> OBJECTIVE
Leave out the pictures; transcribe all else exactly.
──────
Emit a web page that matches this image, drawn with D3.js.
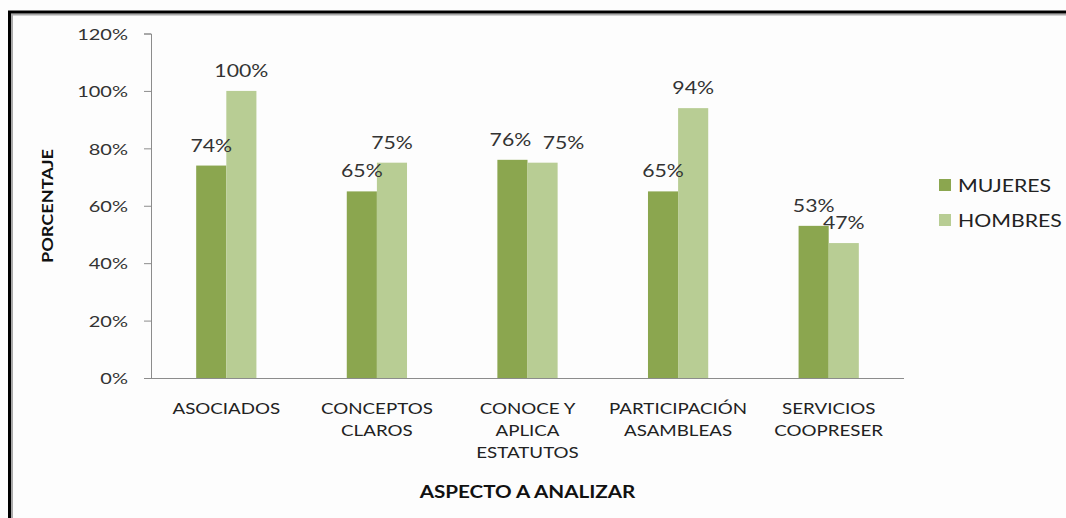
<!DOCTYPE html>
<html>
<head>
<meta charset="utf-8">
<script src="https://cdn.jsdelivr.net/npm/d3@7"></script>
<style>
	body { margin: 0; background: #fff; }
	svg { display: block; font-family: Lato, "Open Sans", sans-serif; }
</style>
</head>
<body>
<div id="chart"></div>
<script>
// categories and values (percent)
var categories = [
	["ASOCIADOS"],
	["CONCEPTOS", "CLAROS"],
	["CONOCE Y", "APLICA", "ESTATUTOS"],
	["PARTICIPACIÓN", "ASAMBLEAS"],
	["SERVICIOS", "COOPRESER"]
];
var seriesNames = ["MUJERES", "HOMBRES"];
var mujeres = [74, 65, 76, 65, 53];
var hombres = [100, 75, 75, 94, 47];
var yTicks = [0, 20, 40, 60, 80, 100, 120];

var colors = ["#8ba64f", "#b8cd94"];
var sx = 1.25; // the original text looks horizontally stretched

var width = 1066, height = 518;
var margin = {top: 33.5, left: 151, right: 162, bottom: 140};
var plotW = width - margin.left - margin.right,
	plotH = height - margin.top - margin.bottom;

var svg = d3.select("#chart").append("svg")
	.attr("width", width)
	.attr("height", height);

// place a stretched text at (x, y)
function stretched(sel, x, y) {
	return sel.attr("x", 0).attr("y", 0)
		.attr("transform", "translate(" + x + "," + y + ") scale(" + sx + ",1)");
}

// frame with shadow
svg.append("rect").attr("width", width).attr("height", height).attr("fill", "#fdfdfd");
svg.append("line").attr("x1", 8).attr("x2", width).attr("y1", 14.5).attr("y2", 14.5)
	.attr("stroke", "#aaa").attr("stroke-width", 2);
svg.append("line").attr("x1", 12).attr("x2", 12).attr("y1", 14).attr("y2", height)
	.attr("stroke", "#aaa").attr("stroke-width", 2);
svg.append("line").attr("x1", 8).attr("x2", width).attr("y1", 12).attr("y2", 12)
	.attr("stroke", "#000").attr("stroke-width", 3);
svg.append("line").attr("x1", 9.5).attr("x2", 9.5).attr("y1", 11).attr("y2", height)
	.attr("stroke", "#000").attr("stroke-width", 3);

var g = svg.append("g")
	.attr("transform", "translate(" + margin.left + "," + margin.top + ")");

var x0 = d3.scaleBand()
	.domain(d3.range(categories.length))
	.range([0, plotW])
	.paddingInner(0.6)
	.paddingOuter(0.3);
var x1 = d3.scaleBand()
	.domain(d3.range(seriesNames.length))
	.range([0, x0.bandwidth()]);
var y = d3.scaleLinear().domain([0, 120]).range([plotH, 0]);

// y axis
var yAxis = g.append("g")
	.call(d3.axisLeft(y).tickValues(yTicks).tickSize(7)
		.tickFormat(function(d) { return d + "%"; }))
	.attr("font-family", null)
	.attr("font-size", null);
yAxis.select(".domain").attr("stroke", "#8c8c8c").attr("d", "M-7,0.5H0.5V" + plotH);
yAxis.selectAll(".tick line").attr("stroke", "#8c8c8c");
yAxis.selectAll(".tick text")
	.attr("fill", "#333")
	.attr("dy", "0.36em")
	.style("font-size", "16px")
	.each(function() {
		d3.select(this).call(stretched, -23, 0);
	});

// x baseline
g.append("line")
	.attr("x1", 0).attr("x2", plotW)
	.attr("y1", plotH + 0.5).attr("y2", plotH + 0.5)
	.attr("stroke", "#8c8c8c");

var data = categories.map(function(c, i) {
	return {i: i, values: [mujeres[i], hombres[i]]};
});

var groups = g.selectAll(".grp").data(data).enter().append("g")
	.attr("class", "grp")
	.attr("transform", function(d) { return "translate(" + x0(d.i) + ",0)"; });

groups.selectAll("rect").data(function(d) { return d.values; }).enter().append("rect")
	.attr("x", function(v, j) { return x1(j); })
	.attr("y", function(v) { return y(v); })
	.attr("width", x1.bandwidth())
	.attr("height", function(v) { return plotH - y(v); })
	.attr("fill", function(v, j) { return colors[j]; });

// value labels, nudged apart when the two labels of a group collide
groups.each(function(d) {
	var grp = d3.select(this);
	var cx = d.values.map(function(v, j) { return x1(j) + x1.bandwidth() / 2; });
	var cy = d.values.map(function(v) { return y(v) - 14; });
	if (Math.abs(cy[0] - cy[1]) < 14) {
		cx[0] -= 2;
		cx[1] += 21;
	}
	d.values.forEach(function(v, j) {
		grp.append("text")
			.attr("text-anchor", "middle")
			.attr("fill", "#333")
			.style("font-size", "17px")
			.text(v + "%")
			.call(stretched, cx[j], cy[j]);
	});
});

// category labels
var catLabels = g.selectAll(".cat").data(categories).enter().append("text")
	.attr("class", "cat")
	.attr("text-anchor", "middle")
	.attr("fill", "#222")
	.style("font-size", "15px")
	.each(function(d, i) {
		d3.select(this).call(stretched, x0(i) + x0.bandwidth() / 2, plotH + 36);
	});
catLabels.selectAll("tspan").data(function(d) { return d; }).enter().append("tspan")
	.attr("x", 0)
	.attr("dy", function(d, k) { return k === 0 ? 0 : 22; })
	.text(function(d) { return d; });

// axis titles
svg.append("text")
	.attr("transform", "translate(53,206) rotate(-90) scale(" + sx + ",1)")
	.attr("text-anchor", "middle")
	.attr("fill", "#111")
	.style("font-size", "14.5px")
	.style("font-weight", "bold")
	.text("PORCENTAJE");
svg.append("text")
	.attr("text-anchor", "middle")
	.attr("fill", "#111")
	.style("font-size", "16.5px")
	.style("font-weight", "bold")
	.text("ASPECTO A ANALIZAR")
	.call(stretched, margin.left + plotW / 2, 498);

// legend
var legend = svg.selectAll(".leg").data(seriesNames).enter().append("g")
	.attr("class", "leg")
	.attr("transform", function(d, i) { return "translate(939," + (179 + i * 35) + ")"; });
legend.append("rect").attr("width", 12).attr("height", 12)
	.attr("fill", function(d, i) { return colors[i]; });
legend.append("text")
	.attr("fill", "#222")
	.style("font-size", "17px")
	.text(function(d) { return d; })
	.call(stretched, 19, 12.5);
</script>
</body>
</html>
──────
> RESPONSE TO THIS EXERCISE
Emit a web page that matches this image, drawn with D3.js.
<!DOCTYPE html>
<html>
<head>
<meta charset="utf-8">
<script src="https://cdn.jsdelivr.net/npm/d3@7"></script>
<style>
	body { margin: 0; background: #fff; }
	svg { display: block; font-family: Lato, "Open Sans", sans-serif; }
</style>
</head>
<body>
<div id="chart"></div>
<script>
// categories and values (percent)
var categories = [
	["ASOCIADOS"],
	["CONCEPTOS", "CLAROS"],
	["CONOCE Y", "APLICA", "ESTATUTOS"],
	["PARTICIPACIÓN", "ASAMBLEAS"],
	["SERVICIOS", "COOPRESER"]
];
var seriesNames = ["MUJERES", "HOMBRES"];
var mujeres = [74, 65, 76, 65, 53];
var hombres = [100, 75, 75, 94, 47];
var yTicks = [0, 20, 40, 60, 80, 100, 120];

var colors = ["#8ba64f", "#b8cd94"];
var sx = 1.25; // the original text looks horizontally stretched

var width = 1066, height = 518;
var margin = {top: 33.5, left: 151, right: 162, bottom: 140};
var plotW = width - margin.left - margin.right,
	plotH = height - margin.top - margin.bottom;

var svg = d3.select("#chart").append("svg")
	.attr("width", width)
	.attr("height", height);

// place a stretched text at (x, y)
function stretched(sel, x, y) {
	return sel.attr("x", 0).attr("y", 0)
		.attr("transform", "translate(" + x + "," + y + ") scale(" + sx + ",1)");
}

// frame with shadow
svg.append("rect").attr("width", width).attr("height", height).attr("fill", "#fdfdfd");
svg.append("line").attr("x1", 8).attr("x2", width).attr("y1", 14.5).attr("y2", 14.5)
	.attr("stroke", "#aaa").attr("stroke-width", 2);
svg.append("line").attr("x1", 12).attr("x2", 12).attr("y1", 14).attr("y2", height)
	.attr("stroke", "#aaa").attr("stroke-width", 2);
svg.append("line").attr("x1", 8).attr("x2", width).attr("y1", 12).attr("y2", 12)
	.attr("stroke", "#000").attr("stroke-width", 3);
svg.append("line").attr("x1", 9.5).attr("x2", 9.5).attr("y1", 11).attr("y2", height)
	.attr("stroke", "#000").attr("stroke-width", 3);

var g = svg.append("g")
	.attr("transform", "translate(" + margin.left + "," + margin.top + ")");

var x0 = d3.scaleBand()
	.domain(d3.range(categories.length))
	.range([0, plotW])
	.paddingInner(0.6)
	.paddingOuter(0.3);
var x1 = d3.scaleBand()
	.domain(d3.range(seriesNames.length))
	.range([0, x0.bandwidth()]);
var y = d3.scaleLinear().domain([0, 120]).range([plotH, 0]);

// y axis
var yAxis = g.append("g")
	.call(d3.axisLeft(y).tickValues(yTicks).tickSize(7)
		.tickFormat(function(d) { return d + "%"; }))
	.attr("font-family", null)
	.attr("font-size", null);
yAxis.select(".domain").attr("stroke", "#8c8c8c").attr("d", "M-7,0.5H0.5V" + plotH);
yAxis.selectAll(".tick line").attr("stroke", "#8c8c8c");
yAxis.selectAll(".tick text")
	.attr("fill", "#333")
	.attr("dy", "0.36em")
	.style("font-size", "16px")
	.each(function() {
		d3.select(this).call(stretched, -23, 0);
	});

// x baseline
g.append("line")
	.attr("x1", 0).attr("x2", plotW)
	.attr("y1", plotH + 0.5).attr("y2", plotH + 0.5)
	.attr("stroke", "#8c8c8c");

var data = categories.map(function(c, i) {
	return {i: i, values: [mujeres[i], hombres[i]]};
});

var groups = g.selectAll(".grp").data(data).enter().append("g")
	.attr("class", "grp")
	.attr("transform", function(d) { return "translate(" + x0(d.i) + ",0)"; });

groups.selectAll("rect").data(function(d) { return d.values; }).enter().append("rect")
	.attr("x", function(v, j) { return x1(j); })
	.attr("y", function(v) { return y(v); })
	.attr("width", x1.bandwidth())
	.attr("height", function(v) { return plotH - y(v); })
	.attr("fill", function(v, j) { return colors[j]; });

// value labels, nudged apart when the two labels of a group collide
groups.each(function(d) {
	var grp = d3.select(this);
	var cx = d.values.map(function(v, j) { return x1(j) + x1.bandwidth() / 2; });
	var cy = d.values.map(function(v) { return y(v) - 14; });
	if (Math.abs(cy[0] - cy[1]) < 14) {
		cx[0] -= 2;
		cx[1] += 21;
	}
	d.values.forEach(function(v, j) {
		grp.append("text")
			.attr("text-anchor", "middle")
			.attr("fill", "#333")
			.style("font-size", "17px")
			.text(v + "%")
			.call(stretched, cx[j], cy[j]);
	});
});

// category labels
var catLabels = g.selectAll(".cat").data(categories).enter().append("text")
	.attr("class", "cat")
	.attr("text-anchor", "middle")
	.attr("fill", "#222")
	.style("font-size", "15px")
	.each(function(d, i) {
		d3.select(this).call(stretched, x0(i) + x0.bandwidth() / 2, plotH + 36);
	});
catLabels.selectAll("tspan").data(function(d) { return d; }).enter().append("tspan")
	.attr("x", 0)
	.attr("dy", function(d, k) { return k === 0 ? 0 : 22; })
	.text(function(d) { return d; });

// axis titles
svg.append("text")
	.attr("transform", "translate(53,206) rotate(-90) scale(" + sx + ",1)")
	.attr("text-anchor", "middle")
	.attr("fill", "#111")
	.style("font-size", "14.5px")
	.style("font-weight", "bold")
	.text("PORCENTAJE");
svg.append("text")
	.attr("text-anchor", "middle")
	.attr("fill", "#111")
	.style("font-size", "16.5px")
	.style("font-weight", "bold")
	.text("ASPECTO A ANALIZAR")
	.call(stretched, margin.left + plotW / 2, 498);

// legend
var legend = svg.selectAll(".leg").data(seriesNames).enter().append("g")
	.attr("class", "leg")
	.attr("transform", function(d, i) { return "translate(939," + (179 + i * 35) + ")"; });
legend.append("rect").attr("width", 12).attr("height", 12)
	.attr("fill", function(d, i) { return colors[i]; });
legend.append("text")
	.attr("fill", "#222")
	.style("font-size", "17px")
	.text(function(d) { return d; })
	.call(stretched, 19, 12.5);
</script>
</body>
</html>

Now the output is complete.